Where, let me enlighten you. I just felt that everybody only wanted to talk about things related to his/her job and when i talked about other people’ thingy, only a few listened. It’s just so… selfish π¦
What’s awkward moment number 2?
So I went to toilet quickly and cried there. I washed my face to overcome the tears-marks but still I cudn’t stop crying. So I sat down at a long chair near the toilet (in front of my lecture room) and continued the crying. Okay, honestly the not-listening-people was just a trigger. I was sooo much upset about sooo many things about sooo many people related to that big thing. I just can’t show it, I can’t say it out loud. I was being the greatest poker face ever lived (when we’re talking about me pretending everything’s okay when everything’s not). You wanna know? ‘Course you want haha, but no, Im not gonna tell it here, it’s just to private.
At the time I cried really hard, I heard a trotting came from my back. I heard someone said,
“Mbak, kalo mau ke RSCM ke mana ya?” (translate: Miss, can you show me a way to RSCM?)
I turned around without wiping my tears first
And answered with the happiest smile you could show when you were crying,
“That way, Sir”
Poor that man! Hahaha
He was like seeing a ghost. He was so shocked.
So that was the awkward moment number 2 (more for that poor moment i guess :p)
After that, I continued crying. I felt like nobody really cared about me. I sacrificed so much for that big thing. I studied less than I ever did and so I had to catch up the exams prep on last minutes which, in turn, causes this bronchitis. I was so freaked out of getting everybody’s involved, but still I didn’t see they were really in it. When everybody’s so lazy to get their ass up to meet me up, I came to their places. When they were so ignorant about getting to meeting on time, I never complaint, at least in front of them. No, I didn’t expect them to be me, damn no, but at least please, care about me, listen to me when Im talking :”’
I knew, hell, I knew they had so much amazing life, so much sophisticated life rather that just make this big thing happen, but this is important to other people. And that other people may depending on us.

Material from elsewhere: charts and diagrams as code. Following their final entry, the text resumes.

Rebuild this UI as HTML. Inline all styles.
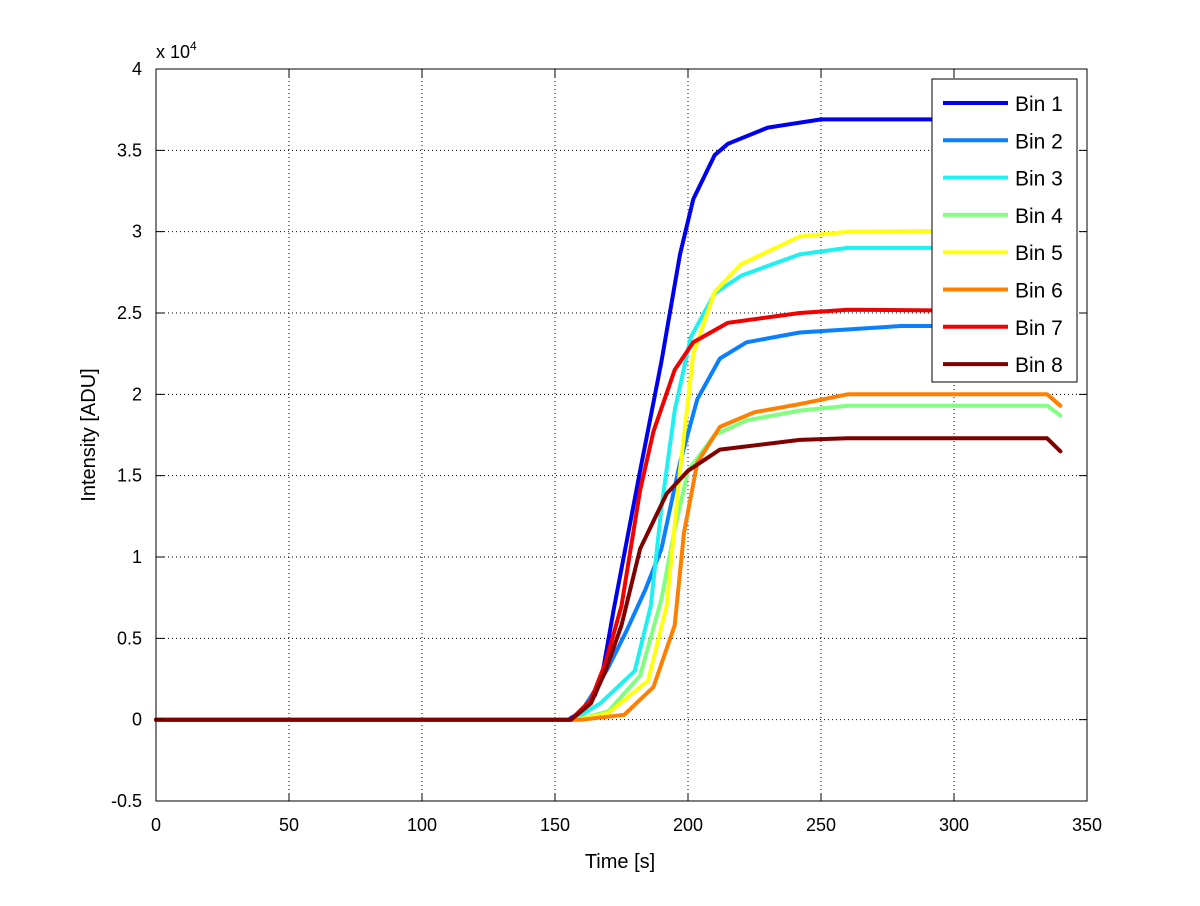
<!DOCTYPE html>
<html><head><meta charset="utf-8"><style>
body{margin:0;background:#fff}
svg text{font-family:"Liberation Sans",Arial,sans-serif;fill:#000}
</style></head><body>
<svg id="chart" width="1200" height="901" xmlns="http://www.w3.org/2000/svg">
<rect width="1200" height="901" fill="#fff"/>
<g id="grid"></g><g id="series"></g><g id="axes"></g><g id="legend"></g>
</svg>
<script>
const xTicks=[0,50,100,150,200,250,300,350];
const yTicks=[-0.5,0,0.5,1,1.5,2,2.5,3,3.5,4];
const yTickLabels=["-0.5","0","0.5","1","1.5","2","2.5","3","3.5","4"];
const seriesNames=["Bin 1","Bin 2","Bin 3","Bin 4","Bin 5","Bin 6","Bin 7","Bin 8"];
const seriesColors=["#0000f0","#0a80ff","#20f0f0","#80ff80","#ffff10","#ff8000","#f00000","#800000"];
const t1=[0,155,160,165,168,172,182,190,197,202,210,215,230,250,290,340];
const v1=[0,0,0.05,0.15,0.3,0.67,1.53,2.2,2.86,3.2,3.47,3.54,3.64,3.69,3.69,3.69];
const t2=[0,156,161,165,170,177,184,190,197,203.5,212,222,242,280,335,340];
const v2=[0,0,0.08,0.18,0.32,0.55,0.8,1.05,1.58,1.97,2.22,2.32,2.38,2.42,2.42,2.36];
const t3=[0,157,167,180,186,190,195,201,210,220,242,260,335,340];
const v3=[0,0,0.1,0.3,0.7,1.3,1.9,2.35,2.62,2.73,2.86,2.9,2.9,2.87];
const t4=[0,158,170,182,190,195,200,210,222,242,260,335,340];
const v4=[0,0,0.05,0.27,0.74,1.17,1.53,1.75,1.84,1.9,1.93,1.93,1.87];
const t5=[0,158,170,185,192,197,202,210,220,242,260,340];
const v5=[0,0,0.04,0.24,0.7,1.53,2.25,2.63,2.8,2.97,3.0,3.01];
const t6=[0,160,176,187,195,198.5,203.5,212,225,242,260,335,340];
const v6=[0,0,0.03,0.2,0.58,1.15,1.58,1.8,1.89,1.94,2.0,2.0,1.93];
const t7=[0,156,163.5,169,175,182,187,195,202,215,242,260,335,340];
const v7=[0,0,0.12,0.35,0.7,1.41,1.77,2.15,2.32,2.44,2.5,2.52,2.51,2.48];
const t8=[0,156,163.5,169,175,182,192,200,212,242,260,335,340];
const v8=[0,0,0.1,0.3,0.58,1.05,1.39,1.53,1.66,1.72,1.73,1.73,1.65];
const seriesT=[t1,t2,t3,t4,t5,t6,t7,t8];
const seriesV=[v1,v2,v3,v4,v5,v6,v7,v8];

const L=156,R=1087,T=69,B=801;
const xS=t=>L+(t-0)/(350-0)*(R-L);
const yS=v=>B-(v+0.5)/(4.5)*(B-T);
const NS="http://www.w3.org/2000/svg";
function mk(tag,attrs,parent){const e=document.createElementNS(NS,tag);for(const k in attrs)e.setAttribute(k,attrs[k]);parent.appendChild(e);return e;}
const grid=document.getElementById('grid'),axes=document.getElementById('axes'),ser=document.getElementById('series'),leg=document.getElementById('legend');
xTicks.forEach((t,i)=>{
  const x=xS(t);
  if(i>0&&i<xTicks.length-1){const g=mk('line',{x1:x,x2:x,y1:T,y2:B,stroke:'#000','stroke-width':1,'stroke-dasharray':'1 3'},grid);
  
  }
  const tk=mk('path',{d:`M${x},${B}v-8M${x},${T}v8`,stroke:'#000','stroke-width':1},axes);
  
  
  const tx=mk('text',{x:x,y:B+30,'text-anchor':'middle','font-size':18},axes);tx.textContent=t;
  
  
});
yTicks.forEach((v,i)=>{
  const y=yS(v);
  if(i>0&&i<yTicks.length-1){const g=mk('line',{x1:L,x2:R,y1:y,y2:y,stroke:'#000','stroke-width':1,'stroke-dasharray':'1 3'},grid);
  
  }
  const tk=mk('path',{d:`M${L},${y}h8M${R},${y}h-8`,stroke:'#000','stroke-width':1},axes);
  
  
  const tx=mk('text',{x:L-14,y:y+6,'text-anchor':'end','font-size':18},axes);tx.textContent=yTickLabels[i];
  
  
});
const box=mk('rect',{x:L,y:T,width:R-L,height:B-T,fill:'none',stroke:'#000','stroke-width':1},axes);


const ex=mk('text',{x:156,y:58,'font-size':18},axes);ex.innerHTML='x 10<tspan dy="-8" font-size="12">4</tspan>';


const xt=mk('text',{x:620,y:868,'text-anchor':'middle','font-size':20},axes);xt.textContent='Time [s]';


const yt=mk('text',{x:0,y:0,'text-anchor':'middle','font-size':20,transform:'translate(95,435) rotate(-90)'},axes);yt.textContent='Intensity [ADU]';


seriesT.forEach((ts,i)=>{
  const pts=ts.map((t,j)=>xS(t).toFixed(1)+','+yS(seriesV[i][j]).toFixed(1)).join(' ');
  const p=mk('polyline',{points:pts,fill:'none',stroke:seriesColors[i],'stroke-width':4,'stroke-linejoin':'round','stroke-linecap':'round'},ser);
  
  
});
const lb=mk('rect',{x:932,y:79,width:145,height:303,fill:'#fff',stroke:'#000','stroke-width':1},leg);


seriesNames.forEach((n,i)=>{
  const y=103+i*37.3;
  const l=mk('line',{x1:943,x2:1008,y1:y,y2:y,stroke:seriesColors[i],'stroke-width':4},leg);
  
  
  const tx=mk('text',{x:1015,y:y+8,'font-size':21},leg);tx.textContent=n;
  
  
});
</script>
</body></html>
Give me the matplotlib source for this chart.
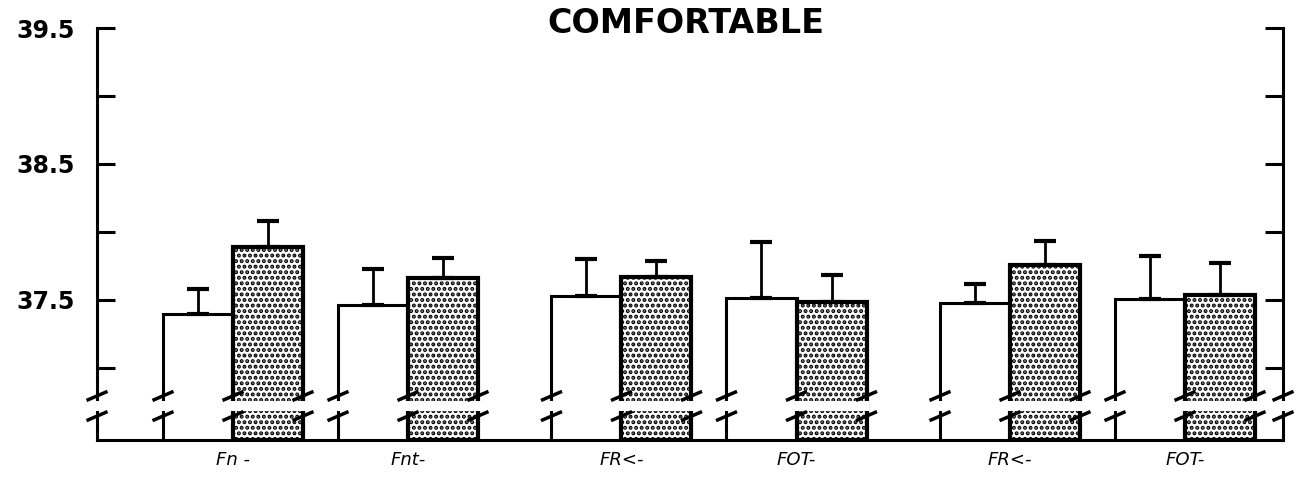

Because they never cared, I felt really, really lonely. It’s just a word ‘sorry’ that came out from their mouth after they troublesome me. But they didn’t care about me. They only cared when I cried like this afternoon. Well I don’t even know is it the word ‘care’ or ‘wanna know’ I should have used. The fact that everyone, everyone except me, has so much greater life rather than I do, makes me feel even lonelier. Who else do I have here?
I just feel soo worthless that I should have not been here
Now that everyone knows that I want them to care about me all I wanna do is shouted that they’re just too late
That’s what happening on awkward moment number 3. One of them finally found out where I had been gone and she took a seat next to me. All that time, we didn’t talk. That was surely awkward for her and also for me. I just wanted people to leave me alone but actually its loneliness causes this sadness. Contradictory huh? Yep, but that’s what I felt.
I made one of my friend took my backpack to my place. He was.. okay, he was annoyingly funny and he did make me laugh while I was still crying haha. You didn’t actually care when you asked me “what happened? tell me all the story” while I was crying. You could possibly just wanna know. But you did care when you tried to stop me cry. Whatever your way (excluding “Kris, please don’t cry” okay? I am so gonna cry louder if you try to stop me from crying by saying that. And plus, I sooo hate that sentence).
I really have to stop continuing this blog. Gosh, something happens and this is just sucks that I spontaneously cry all over again. What mom’s gonna say tomorrow when she found out my eyes are so… no word can describe this disaster.